The table below shows a clear comparison of key features of the four distributions. These features include a brief description of the shape of each distribution, their paramaters, and the support of values for which the distribution can take on.

dist_table <- data.frame(
  Distribution = c("Normal", "t", "Chi-square", "F"),
  Shape = c("Symmetric", "Symmetric, thicker tails", "Right-skewed", "Right-skewed"),
  Support = c("$(-\\infty, \\infty)$", "$(-\\infty, \\infty)$", "$(0, \\infty)$", "$(0, \\infty)$"),
  Parameters = c("$\\mu, \\sigma^2$", "df(v)", "df", "df$_1$, df$_2$")
)

kable(dist_table, format = "html", escape = FALSE)
Distribution Shape Support Parameters
Normal Symmetric \((-\infty, \infty)\) \(\mu, \sigma^2\)
t Symmetric, thicker tails \((-\infty, \infty)\) df(v)
Chi-square Right-skewed \((0, \infty)\) df
F Right-skewed \((0, \infty)\) df\(_1\), df\(_2\)

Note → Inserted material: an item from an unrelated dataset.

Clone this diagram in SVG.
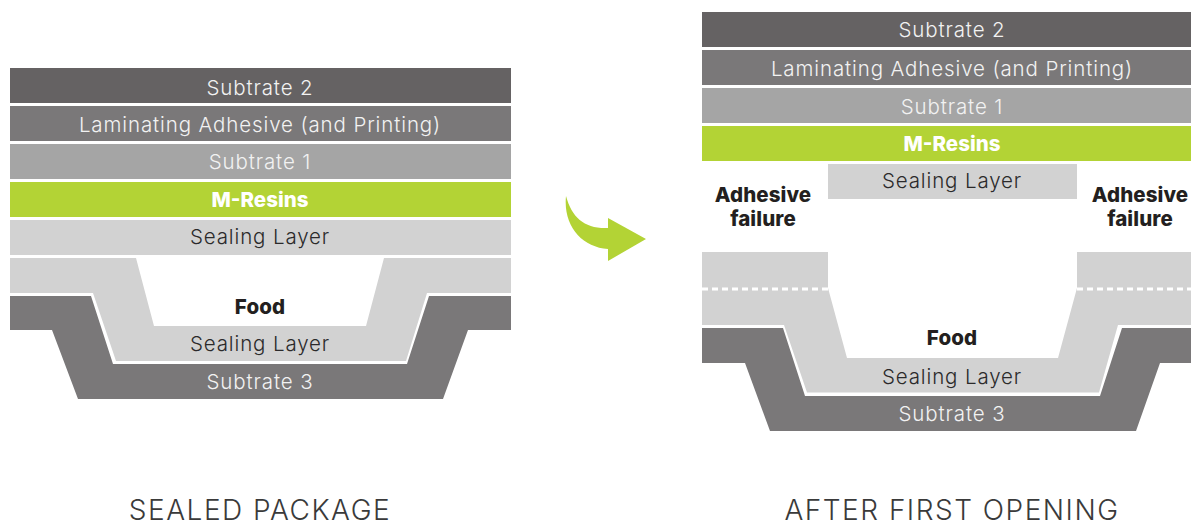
<svg xmlns="http://www.w3.org/2000/svg" width="1191" height="522" viewBox="0 0 1191 522">
<style>
text{font-family:"Inter","Liberation Sans",sans-serif;text-anchor:middle;font-size:20.5px}
.l{font-weight:300;fill:#f2f2f2;letter-spacing:.88px}
.d{font-weight:300;fill:#2b2a2b;letter-spacing:.88px}
.b{font-weight:800;fill:#231f20;letter-spacing:.1px}
.w{font-weight:800;fill:#fff}
.c{font-weight:300;fill:#3a3a3a;font-size:28px;letter-spacing:1.5px}
.s2{fill:#656263}.la{fill:#7a7879}.s1{fill:#a5a5a5}.m{fill:#b3d335}.se{fill:#d2d2d2}
.dash{stroke:#fff;stroke-width:3;stroke-dasharray:6 4;fill:none}
</style>
<rect width="1191" height="522" fill="#fff"/>
<g id="sealed-package">
<g id="left-substrate-2"><rect class="s2" x="10" y="68" width="501" height="35"/><text class="l" x="260" y="95">Subtrate 2</text></g>
<g id="left-adhesive"><rect class="la" x="10" y="106" width="501" height="35"/><text class="l" x="260" y="132">Laminating Adhesive (and Printing)</text></g>
<g id="left-substrate-1"><rect class="s1" x="10" y="144" width="501" height="35"/><text class="l" x="260" y="169">Subtrate 1</text></g>
<g id="left-resins"><rect class="m" x="10" y="182" width="501" height="35"/><text class="w" x="260" y="207">M-Resins</text></g>
<g id="left-sealing-top"><rect class="se" x="10" y="220" width="501" height="35"/><text class="d" x="260" y="244">Sealing Layer</text></g>
<g id="left-sealing-tray"><polygon class="se" points="10,258 136,258 154,326 366,326 384,258 511,258 511,293 427,293 406,361 116,361 93,293 10,293"/><text class="d" x="260" y="351">Sealing Layer</text></g>
<g id="left-food"><text class="b" x="260" y="314">Food</text></g>
<g id="left-substrate-3"><polygon class="la" points="10,296 91,296 113,364 407,364 429,296 511,296 511,330 468,330 443,399 78,399 52,330 10,330"/><text class="l" x="260" y="389">Subtrate 3</text></g>
<text class="c" x="260" y="520">SEALED PACKAGE</text>
</g>
<g id="connectors"><path class="m" d="M566,196 C572,218 585,229 608,228 L608,218 L646,239 L608,261 L608,249 C582,247 563,226 566,196 Z"/></g>
<g id="after-opening">
<g id="right-substrate-2"><rect class="s2" x="702" y="12" width="489" height="35"/><text class="l" x="952" y="37">Subtrate 2</text></g>
<g id="right-adhesive"><rect class="la" x="702" y="50" width="489" height="35"/><text class="l" x="952" y="76">Laminating Adhesive (and Printing)</text></g>
<g id="right-substrate-1"><rect class="s1" x="702" y="88" width="489" height="35"/><text class="l" x="952" y="114">Subtrate 1</text></g>
<g id="right-resins"><rect class="m" x="702" y="126" width="489" height="35"/><text class="w" x="952" y="151">M-Resins</text></g>
<g id="right-sealing-top"><rect class="se" x="828" y="164" width="249" height="35"/><text class="d" x="952" y="188">Sealing Layer</text></g>
<g id="right-failure-left"><text class="b" x="763" y="202">Adhesive</text><text class="b" x="763" y="226">failure</text></g>
<g id="right-failure-right"><text class="b" x="1140" y="202">Adhesive</text><text class="b" x="1140" y="226">failure</text></g>
<g id="right-sealing-remnants"><rect class="se" x="702" y="252" width="126" height="36"/><rect class="se" x="1077" y="252" width="114" height="36"/></g>
<g id="right-sealing-tray"><polygon class="se" points="702,288 828,288 847,358 1058,358 1077,288 1191,288 1191,325 1118,325 1099,392.500 807,392.500 784,325 702,325"/><text class="d" x="952" y="384">Sealing Layer</text></g>
<line class="dash" x1="702" y1="289" x2="829" y2="289"/>
<line class="dash" x1="1077" y1="289" x2="1191" y2="289"/>
<g id="right-food"><text class="b" x="952" y="345">Food</text></g>
<g id="right-substrate-3"><polygon class="la" points="702,328 783,328 805,396 1100,396 1122,328 1191,328 1191,363 1160,363 1136,431 770,431 745,363 702,363"/><text class="l" x="952" y="421">Subtrate 3</text></g>
<text class="c" x="952" y="520">AFTER FIRST OPENING</text>
</g>
</svg>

Altogether, the Normal distribution, the t-distribution, the Chi-Square distribution, and the F distribution are all important statistical tools when it comes to observing sampling distributions and making assumptions regarding the overall population based upon these distributions. These four distributions have distinct differences from one another, based upon their appearance and the parameters used within each distribution. However, these distributions connect with one another in various ways which shows the importance of each of these distributions based upon how they can work together based upon transformations of random variables through statistical procedures.